> WHAT NEEDS TO BE DONE
Which lines have the string "that"? Copy all of them from the entries below.

═══ RECORDS PROVIDED ═══

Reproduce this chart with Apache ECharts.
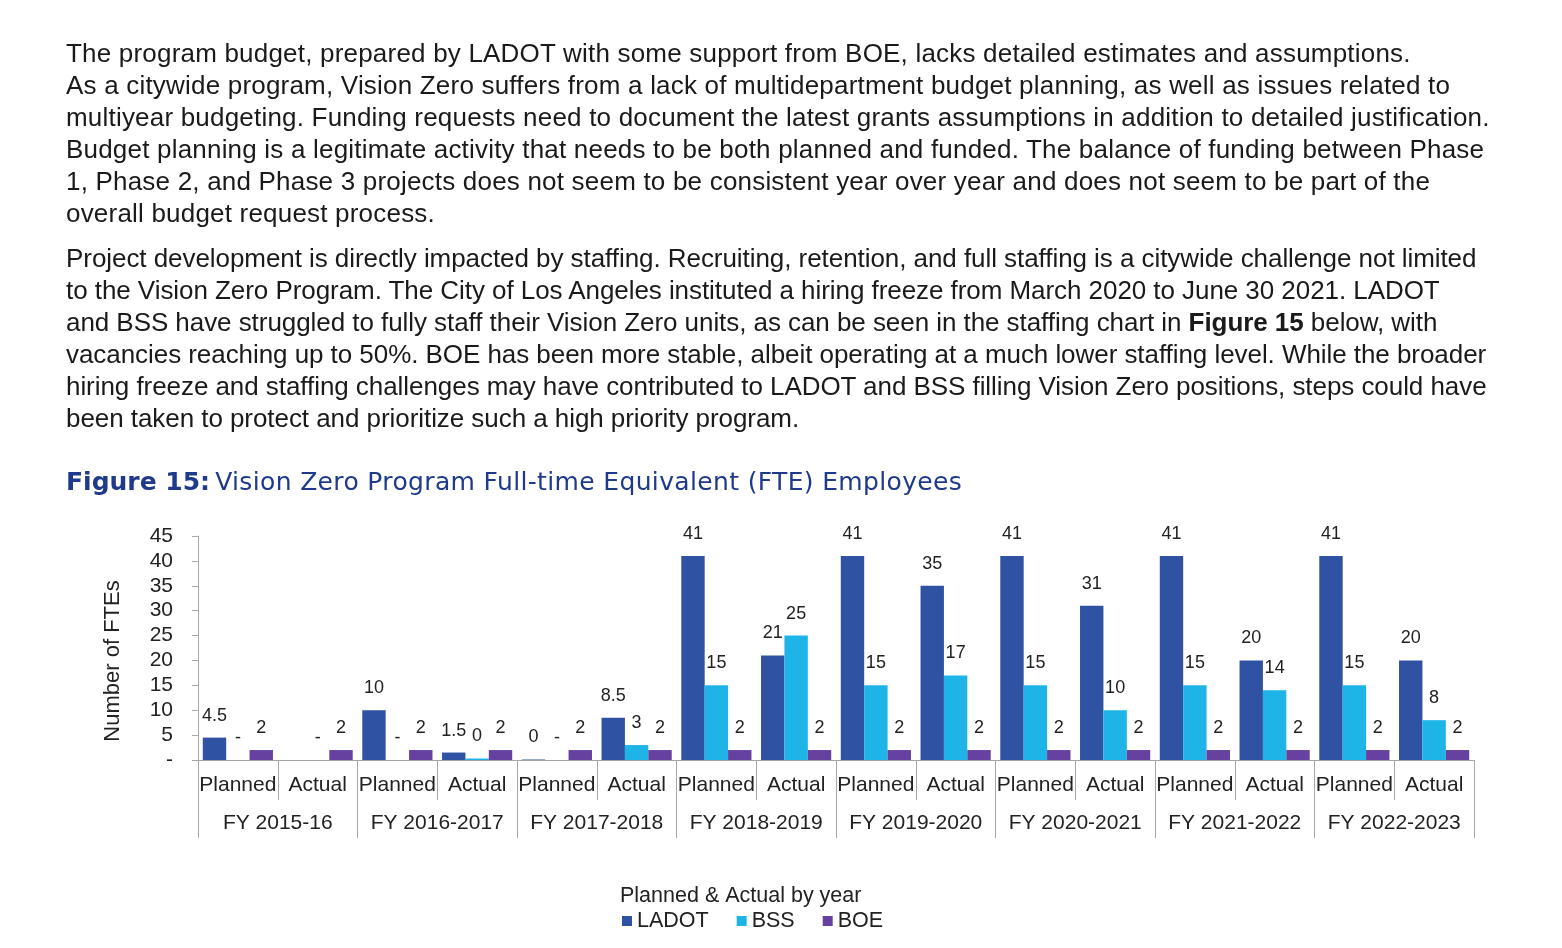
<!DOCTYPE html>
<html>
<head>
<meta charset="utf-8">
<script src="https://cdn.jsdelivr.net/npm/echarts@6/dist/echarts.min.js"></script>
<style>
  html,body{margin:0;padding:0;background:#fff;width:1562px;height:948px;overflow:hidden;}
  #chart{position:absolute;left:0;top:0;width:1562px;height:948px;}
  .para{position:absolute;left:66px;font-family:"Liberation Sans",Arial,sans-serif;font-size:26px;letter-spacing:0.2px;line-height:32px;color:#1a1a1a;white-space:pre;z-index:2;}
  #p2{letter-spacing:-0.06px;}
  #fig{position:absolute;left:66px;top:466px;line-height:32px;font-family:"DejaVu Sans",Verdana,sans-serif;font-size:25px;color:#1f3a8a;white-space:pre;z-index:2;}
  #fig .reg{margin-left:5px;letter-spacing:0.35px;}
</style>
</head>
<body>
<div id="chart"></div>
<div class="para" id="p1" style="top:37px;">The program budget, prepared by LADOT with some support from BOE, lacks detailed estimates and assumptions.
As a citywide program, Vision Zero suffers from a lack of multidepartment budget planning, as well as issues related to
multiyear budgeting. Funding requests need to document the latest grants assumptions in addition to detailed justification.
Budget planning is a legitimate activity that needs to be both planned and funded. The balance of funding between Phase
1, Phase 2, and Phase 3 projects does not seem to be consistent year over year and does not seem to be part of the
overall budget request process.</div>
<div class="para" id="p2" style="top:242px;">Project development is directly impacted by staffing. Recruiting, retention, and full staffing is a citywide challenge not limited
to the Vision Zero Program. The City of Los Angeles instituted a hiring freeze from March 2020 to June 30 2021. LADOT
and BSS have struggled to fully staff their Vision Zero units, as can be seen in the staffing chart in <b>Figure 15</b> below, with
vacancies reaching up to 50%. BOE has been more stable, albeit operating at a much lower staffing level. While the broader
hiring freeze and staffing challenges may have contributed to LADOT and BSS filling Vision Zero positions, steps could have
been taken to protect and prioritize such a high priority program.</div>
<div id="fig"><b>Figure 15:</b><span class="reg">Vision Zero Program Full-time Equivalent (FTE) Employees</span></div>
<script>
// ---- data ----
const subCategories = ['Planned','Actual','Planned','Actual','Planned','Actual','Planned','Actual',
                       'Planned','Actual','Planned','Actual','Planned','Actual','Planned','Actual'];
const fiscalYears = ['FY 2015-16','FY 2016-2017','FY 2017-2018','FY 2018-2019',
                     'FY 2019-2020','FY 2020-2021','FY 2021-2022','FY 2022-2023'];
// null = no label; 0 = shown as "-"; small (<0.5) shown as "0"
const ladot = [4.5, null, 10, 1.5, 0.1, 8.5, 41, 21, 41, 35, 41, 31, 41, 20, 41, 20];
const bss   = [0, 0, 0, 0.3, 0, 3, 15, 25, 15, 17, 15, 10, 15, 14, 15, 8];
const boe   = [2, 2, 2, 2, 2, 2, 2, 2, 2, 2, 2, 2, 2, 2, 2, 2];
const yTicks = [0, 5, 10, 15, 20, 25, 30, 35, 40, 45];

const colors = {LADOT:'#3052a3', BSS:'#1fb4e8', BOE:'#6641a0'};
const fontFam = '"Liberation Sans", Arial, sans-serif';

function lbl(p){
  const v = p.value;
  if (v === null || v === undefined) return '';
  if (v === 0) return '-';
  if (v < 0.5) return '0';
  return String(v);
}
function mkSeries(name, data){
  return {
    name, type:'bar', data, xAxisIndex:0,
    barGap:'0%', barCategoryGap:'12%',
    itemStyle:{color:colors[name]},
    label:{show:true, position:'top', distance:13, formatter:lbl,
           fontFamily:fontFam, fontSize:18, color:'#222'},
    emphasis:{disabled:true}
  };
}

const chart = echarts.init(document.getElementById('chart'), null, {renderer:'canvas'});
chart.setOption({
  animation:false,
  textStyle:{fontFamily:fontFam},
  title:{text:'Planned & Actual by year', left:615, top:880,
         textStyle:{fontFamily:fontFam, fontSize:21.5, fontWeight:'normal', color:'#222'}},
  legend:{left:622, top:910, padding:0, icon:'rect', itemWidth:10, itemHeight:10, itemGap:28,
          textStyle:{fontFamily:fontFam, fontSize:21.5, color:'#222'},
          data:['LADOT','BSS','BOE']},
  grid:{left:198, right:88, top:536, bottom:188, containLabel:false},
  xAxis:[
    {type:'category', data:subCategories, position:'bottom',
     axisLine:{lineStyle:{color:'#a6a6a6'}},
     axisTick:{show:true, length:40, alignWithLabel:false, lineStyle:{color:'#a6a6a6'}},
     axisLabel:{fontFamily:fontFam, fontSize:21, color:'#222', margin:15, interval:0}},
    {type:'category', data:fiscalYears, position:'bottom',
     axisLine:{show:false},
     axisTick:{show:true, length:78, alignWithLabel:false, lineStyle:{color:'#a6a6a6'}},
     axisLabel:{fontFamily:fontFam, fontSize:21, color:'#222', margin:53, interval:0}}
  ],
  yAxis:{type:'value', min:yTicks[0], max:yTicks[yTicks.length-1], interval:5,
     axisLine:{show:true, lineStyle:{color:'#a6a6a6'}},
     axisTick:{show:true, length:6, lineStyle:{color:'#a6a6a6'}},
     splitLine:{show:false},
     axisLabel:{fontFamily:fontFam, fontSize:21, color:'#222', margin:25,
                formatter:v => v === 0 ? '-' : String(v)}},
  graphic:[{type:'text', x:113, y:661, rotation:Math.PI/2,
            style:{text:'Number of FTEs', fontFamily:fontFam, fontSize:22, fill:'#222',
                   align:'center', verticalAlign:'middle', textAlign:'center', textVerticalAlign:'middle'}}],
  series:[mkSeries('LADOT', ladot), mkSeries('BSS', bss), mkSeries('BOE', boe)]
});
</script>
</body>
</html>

═══
═══ RECORDS PROVIDED ═══

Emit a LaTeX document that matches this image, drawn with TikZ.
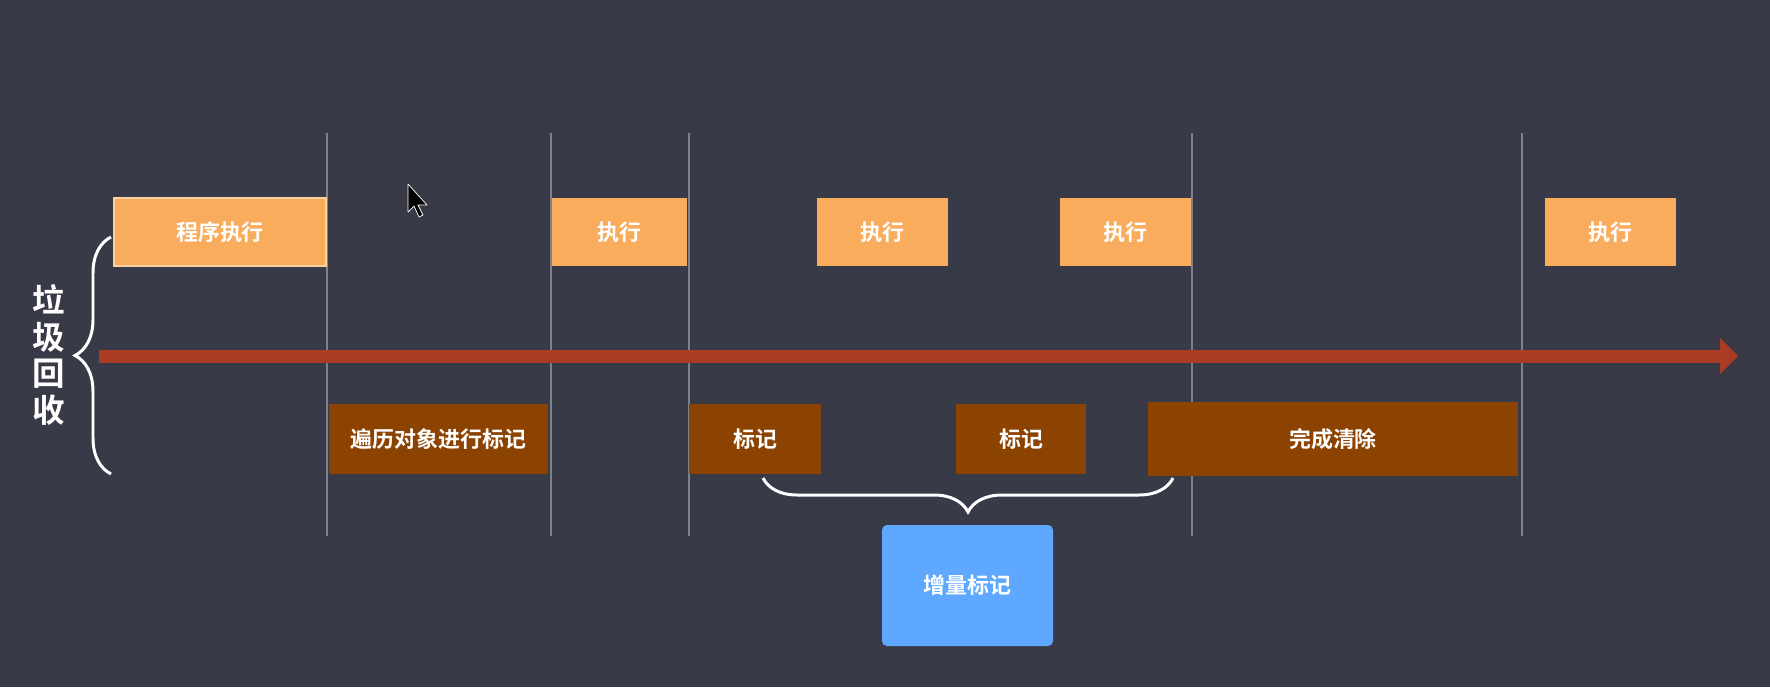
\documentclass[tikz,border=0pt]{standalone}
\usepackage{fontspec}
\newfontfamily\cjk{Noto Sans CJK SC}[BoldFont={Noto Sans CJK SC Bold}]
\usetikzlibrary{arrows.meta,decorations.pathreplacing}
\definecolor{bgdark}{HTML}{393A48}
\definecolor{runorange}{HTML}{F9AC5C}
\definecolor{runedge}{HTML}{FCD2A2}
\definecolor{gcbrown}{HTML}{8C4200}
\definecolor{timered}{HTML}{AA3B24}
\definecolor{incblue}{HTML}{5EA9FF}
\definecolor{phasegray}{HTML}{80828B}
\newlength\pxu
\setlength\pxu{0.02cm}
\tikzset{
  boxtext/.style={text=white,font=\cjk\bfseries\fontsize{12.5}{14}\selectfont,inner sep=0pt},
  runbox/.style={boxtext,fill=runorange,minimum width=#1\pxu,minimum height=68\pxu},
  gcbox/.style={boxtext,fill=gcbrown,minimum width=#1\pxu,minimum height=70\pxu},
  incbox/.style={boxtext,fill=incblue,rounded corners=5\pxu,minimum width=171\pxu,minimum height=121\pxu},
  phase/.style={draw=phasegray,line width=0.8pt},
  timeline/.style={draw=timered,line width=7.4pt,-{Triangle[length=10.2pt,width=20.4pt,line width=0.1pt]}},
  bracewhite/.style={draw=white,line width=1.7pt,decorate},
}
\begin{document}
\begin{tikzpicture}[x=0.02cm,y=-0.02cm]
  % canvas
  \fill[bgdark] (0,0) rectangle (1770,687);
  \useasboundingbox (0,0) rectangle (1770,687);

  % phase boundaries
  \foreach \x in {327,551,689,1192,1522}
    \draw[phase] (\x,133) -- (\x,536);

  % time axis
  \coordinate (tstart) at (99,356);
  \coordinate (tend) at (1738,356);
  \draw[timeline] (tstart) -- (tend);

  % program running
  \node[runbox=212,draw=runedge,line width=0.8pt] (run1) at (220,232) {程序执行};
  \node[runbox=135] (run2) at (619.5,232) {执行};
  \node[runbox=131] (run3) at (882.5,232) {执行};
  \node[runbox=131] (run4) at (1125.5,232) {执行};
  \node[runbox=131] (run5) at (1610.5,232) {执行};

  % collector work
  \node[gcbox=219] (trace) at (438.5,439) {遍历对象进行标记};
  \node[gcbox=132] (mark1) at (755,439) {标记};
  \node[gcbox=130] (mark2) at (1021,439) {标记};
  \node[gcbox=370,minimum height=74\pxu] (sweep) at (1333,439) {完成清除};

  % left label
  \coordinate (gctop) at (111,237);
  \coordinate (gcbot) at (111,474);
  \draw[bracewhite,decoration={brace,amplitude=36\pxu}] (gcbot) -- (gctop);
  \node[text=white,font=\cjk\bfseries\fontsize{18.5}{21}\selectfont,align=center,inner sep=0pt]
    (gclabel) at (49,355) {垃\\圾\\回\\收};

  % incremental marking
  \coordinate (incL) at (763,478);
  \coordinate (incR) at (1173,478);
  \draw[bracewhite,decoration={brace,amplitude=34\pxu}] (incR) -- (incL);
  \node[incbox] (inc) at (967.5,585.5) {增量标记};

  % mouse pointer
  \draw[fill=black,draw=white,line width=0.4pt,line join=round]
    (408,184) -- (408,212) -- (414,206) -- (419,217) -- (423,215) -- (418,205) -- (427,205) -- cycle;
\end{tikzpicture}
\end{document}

═══

> RESPONSE BELOW
Budget planning is a legitimate activity that needs to be both planned and funded. The balance of funding between Phase
Emit a LaTeX document that matches this image, drawn with TikZ.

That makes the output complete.